Monday, February 20, 2012
Friday, February 10, 2012
I hope to be starting a big job in Tucson in March. My friend Eric is hopefully starting a remodel job there and needs help. This would be the first big job I've had since the retreat started. Not surprisingly, it only surfaced after my one year commitment to DMU was over. To me it feels like it's been a three year commitment. The two years of building were as important a part as the year of care taking.
Just when you think you understand the world, the rug will get pulled out from under you. Just when you think that we are not connected, connections slap you in the face. Lately, I feel that there is a call urging me to take responsibility for the blinders I put on myself concerning the larger world. Where do big problems in the world come from? I feel like there is a lot I can do in my life to help counter act these problems. I keep thinking about the power of and idea who's time has come.
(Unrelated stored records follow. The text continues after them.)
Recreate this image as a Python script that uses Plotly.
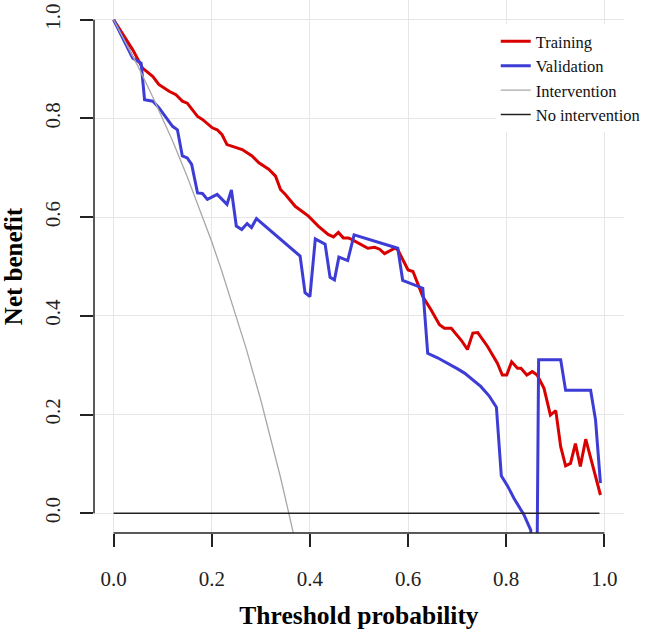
import plotly.graph_objects as go

# ---- data ----
train_x = [0.0, 0.039, 0.059, 0.080, 0.092, 0.113, 0.127, 0.140, 0.150, 0.171, 0.181, 0.201, 0.211,
           0.221, 0.231, 0.262, 0.282, 0.296, 0.316, 0.330, 0.340, 0.350, 0.370, 0.397, 0.417, 0.437,
           0.448, 0.458, 0.468, 0.478, 0.485, 0.501, 0.518, 0.532, 0.542, 0.552, 0.573, 0.579, 0.600,
           0.610, 0.630, 0.647, 0.664, 0.674, 0.688, 0.708, 0.721, 0.732, 0.742, 0.762, 0.776, 0.782,
           0.792, 0.801, 0.811, 0.823, 0.830, 0.842, 0.853, 0.863, 0.877, 0.890, 0.901, 0.911, 0.921,
           0.931, 0.941, 0.951, 0.962, 0.972, 0.982, 0.992]
train_y = [1.0, 0.939, 0.902, 0.885, 0.869, 0.855, 0.848, 0.835, 0.831, 0.804, 0.798, 0.781, 0.777,
           0.767, 0.747, 0.737, 0.724, 0.710, 0.697, 0.683, 0.656, 0.646, 0.622, 0.602, 0.582, 0.565,
           0.560, 0.569, 0.558, 0.558, 0.555, 0.547, 0.537, 0.539, 0.535, 0.526, 0.537, 0.534, 0.493,
           0.490, 0.439, 0.412, 0.382, 0.375, 0.375, 0.351, 0.332, 0.365, 0.366, 0.338, 0.312, 0.304,
           0.280, 0.280, 0.307, 0.294, 0.294, 0.280, 0.287, 0.280, 0.253, 0.199, 0.208, 0.135, 0.096,
           0.101, 0.141, 0.095, 0.150, 0.111, 0.074, 0.037]

valid_x = [0.0, 0.039, 0.056, 0.063, 0.080, 0.093, 0.120, 0.130, 0.140, 0.150, 0.159, 0.171, 0.181,
           0.191, 0.211, 0.231, 0.240, 0.250, 0.261, 0.272, 0.281, 0.291, 0.380, 0.390, 0.400, 0.411,
           0.431, 0.441, 0.450, 0.459, 0.477, 0.490, 0.579, 0.589, 0.630, 0.640, 0.660, 0.681, 0.700,
           0.715, 0.732, 0.748, 0.765, 0.780, 0.790, 0.803, 0.816, 0.836, 0.850, 0.856, 0.862, 0.866,
           0.911, 0.921, 0.972, 0.982, 0.992]
valid_y = [1.0, 0.922, 0.912, 0.838, 0.835, 0.821, 0.784, 0.777, 0.724, 0.720, 0.707, 0.649, 0.648,
           0.636, 0.646, 0.626, 0.655, 0.582, 0.575, 0.587, 0.579, 0.597, 0.521, 0.447, 0.439, 0.556,
           0.545, 0.478, 0.473, 0.519, 0.512, 0.564, 0.537, 0.472, 0.456, 0.324, 0.315, 0.304, 0.293,
           0.284, 0.271, 0.257, 0.238, 0.215, 0.076, 0.055, 0.030, -0.003, -0.034, -0.20, -0.20, 0.311,
           0.311, 0.249, 0.249, 0.189, 0.061]

all_x = [0.0, 0.02, 0.05, 0.08, 0.10, 0.12, 0.15, 0.18, 0.20, 0.22, 0.25, 0.27, 0.30, 0.32, 0.33,
         0.34, 0.357, 0.366, 0.37]
all_y = [1.0, 0.963, 0.905, 0.843, 0.800, 0.755, 0.682, 0.605, 0.550, 0.492, 0.400, 0.334, 0.229,
         0.153, 0.113, 0.073, 0.0, -0.040, -0.057]

none_x = [0.0, 0.99]
none_y = [0.0, 0.0]

tick_vals = [0.0, 0.2, 0.4, 0.6, 0.8, 1.0]
tick_text = ["0.0", "0.2", "0.4", "0.6", "0.8", "1.0"]

SERIF = "Liberation Serif"

fig = go.Figure()
fig.add_trace(go.Scatter(x=train_x, y=train_y, mode="lines", name="Training",
                         line=dict(color="#d90000", width=3)))
fig.add_trace(go.Scatter(x=valid_x, y=valid_y, mode="lines", name="Validation",
                         line=dict(color="#3d3dd6", width=3)))
fig.add_trace(go.Scatter(x=all_x, y=all_y, mode="lines", name="Intervention",
                         line=dict(color="#a8a8a8", width=1.3)))
fig.add_trace(go.Scatter(x=none_x, y=none_y, mode="lines", name="No intervention",
                         line=dict(color="#222222", width=1.5)))

# offset axis lines (R style)
fig.add_shape(type="line", xref="x", yref="paper", x0=0, x1=1, y0=0, y1=0,
              line=dict(color="#222222", width=1.5))
fig.add_shape(type="line", xref="paper", yref="y", x0=0, x1=0, y0=0, y1=1,
              line=dict(color="#222222", width=1.5))

fig.update_layout(
    width=646, height=634,
    margin=dict(l=94, r=20, t=0, b=101),
    paper_bgcolor="white", plot_bgcolor="white",
    font=dict(family=SERIF, color="#222222"),
    showlegend=True,
    legend=dict(x=0.758, y=0.955, xanchor="left", yanchor="top",
                bgcolor="white", borderwidth=0,
                font=dict(family=SERIF, size=16.5, color="#111111")),
    xaxis=dict(range=[-0.04, 1.04], tickvals=tick_vals, ticktext=tick_text,
               showgrid=True, gridcolor="#e6e6e6", gridwidth=1, zeroline=False,
               showline=False, ticks="outside", ticklen=13, tickwidth=1.5, tickcolor="#222222",
               ticklabelstandoff=14,
               tickfont=dict(family=SERIF, size=21, color="#222222"),
               title=dict(text="<b>Threshold probability</b>", standoff=15,
                          font=dict(family=SERIF, size=25.5, color="#000000"))),
    yaxis=dict(range=[-0.04, 1.04], tickvals=tick_vals, ticktext=tick_text,
               showgrid=True, gridcolor="#e6e6e6", gridwidth=1, zeroline=False,
               showline=False, ticks="outside", ticklen=13, tickwidth=1.5, tickcolor="#222222",
               tickangle=-90, ticklabelstandoff=12,
               tickfont=dict(family=SERIF, size=21, color="#222222"),
               title=dict(text="<b>Net benefit</b>", standoff=15,
                          font=dict(family=SERIF, size=25, color="#000000"))),
)

fig.write_html("out.html")
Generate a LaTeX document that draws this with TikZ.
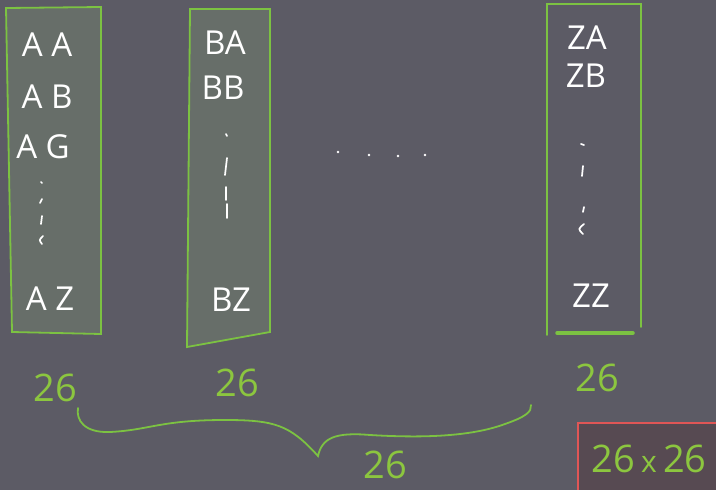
\documentclass[tikz,border=0pt]{standalone}
\usepackage{fontspec}
\setmainfont{Open Sans}
\definecolor{bg}{HTML}{5C5B65}
\definecolor{boxfill}{HTML}{676E69}
\definecolor{lime}{HTML}{7CC242}
\definecolor{limetext}{HTML}{8CC63F}
\definecolor{redline}{HTML}{E05656}
\definecolor{redfill}{HTML}{574A52}
\begin{document}
\begin{tikzpicture}[x=1pt,y=-1pt,
  colbox/.style={draw=lime, line width=1.8pt, fill=boxfill},
  wt/.style={text=white, font=\fontsize{33}{33}\selectfont, inner sep=0pt},
  gt/.style={text=limetext, font=\fontsize{38}{38}\selectfont, inner sep=0pt},
  chalk/.style={white, line width=1.7pt, line cap=round},
  gline/.style={lime, line width=1.8pt, line cap=round}]
\fill[bg] (0,0) rectangle (716,490);
\useasboundingbox (0,0) rectangle (716,490);

% column boxes
\draw[colbox] (6,8) -- (101,7) -- (101,334) -- (12,332) -- cycle;
\draw[colbox] (190,9) -- (270,9) -- (270,332) -- (187,347) -- cycle;
\draw[gline] (547,335) -- (547,4) -- (641,4) -- (641,327);
\draw[lime, line width=3.5pt, line cap=round] (557,333) -- (633,333);

% column 1
\node[wt] (aa) at (47,45) {A A};
\node[wt] (ab) at (47,97) {A B};
\node[wt] (ag) at (43,147) {A G};
\draw[chalk] (41,182) -- (42,183);
\draw[chalk] (42,199) -- (40,203);
\draw[chalk] (42,216) -- (41,224);
\draw[chalk] (43,236) .. controls (39,240) .. (42,244);
\node[wt] (az) at (50,299) {A Z};

% column 2
\node[wt] (ba) at (225,43) {BA};
\node[wt] (bb) at (223,88) {BB};
\draw[chalk] (226,134) -- (227,136);
\draw[chalk] (227,158) -- (225,175);
\draw[chalk] (226,187) -- (226,200);
\draw[chalk] (227,204) -- (227,218);
\node[wt] (bz) at (231,300) {BZ};

% column 3
\node[wt] (za) at (587,38) {ZA};
\node[wt] (zb) at (586,76) {ZB};
\draw[chalk] (581,144) -- (584,145);
\draw[chalk] (583,166) -- (582,176);
\draw[chalk] (584,207) -- (583,212);
\draw[chalk] (584,224) .. controls (578,229) .. (583,234);
\node[wt] (zz) at (591,296) {ZZ};

% middle dots
\foreach \px/\py in {338/152, 369/155, 398/156, 425/155}
  \fill[white] (\px,\py) circle (1.4pt);

% counts
\node[gt] (c1) at (55,388) {26};
\node[gt] (c2) at (237,383) {26};
\node[gt] (c3) at (597,378) {26};

% brace
\draw[gline] (78,408) .. controls (76,420) and (84,433) .. (110,432)
  .. controls (150,430) and (160,420) .. (225,420)
  .. controls (275,420) and (290,425) .. (318,456)
  .. controls (322,438) and (335,432) .. (370,435)
  .. controls (420,438) and (470,437) .. (505,424)
  .. controls (525,417) and (532,412) .. (531,405);
\node[gt] (c4) at (385,465) {26};

% total
\draw[draw=redline, fill=redfill, line width=1.8pt] (578,423) rectangle (720,494);
\node[gt] (tot) at (649,459) {26\,{\fontsize{30}{30}\selectfont x}\,26};
\end{tikzpicture}
\end{document}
Weather positive or negative, they are unstoppable.
more to come,
Monday, January 16, 2012
In the main room here is a banner covering one window that reads "The people who walk through this door are special". There is a door next to the banner but there is a two by six propped against the handle so that it cannot be opened nor walked through. Funny.
The weather is amazing today. Some rain in the morning and last night. You can smell the creosote strongly in the air when it rains. There was a rainbow when the clouds cleared up. The sky stayed deep purple over the mountains near DMU. You could see sheets of lighter blue rain rolling out there while the sun was bright over Bowie. It is really dramatic. The town itself seems very beautiful today, even with and especially because of it's run down parts, which are everywhere. I saw a little white house/shack that had used asphalt roof tile nailed to the trim near the ground as weather proofing. Then they laid broken concrete against the tiles to keep them in place. It probably cost the owner nothing. I think that is sort of beautiful. Everything passes Bowie by, economy, trains, the interstate, politics, visible government, everything. And because that is so rare, it is beautiful.
People you love are equally as rare and beautiful. I've been trying to keep them in mind all day long and feel grateful for them. Seeing how loneliness was my biggest problem out here, it's the perfect head space for me. I have to say, that after a few weeks of this, I do feel strangely happy. I'm having trouble feeling stress about not finding work and various other factors that I have historically used to feel bummed about. It's nice to let that all go for a good long time. Oh, I also saw a fake nail on the ground in a puddle that was half the color of the sky and half the color of pearl, which was the color of the clouds.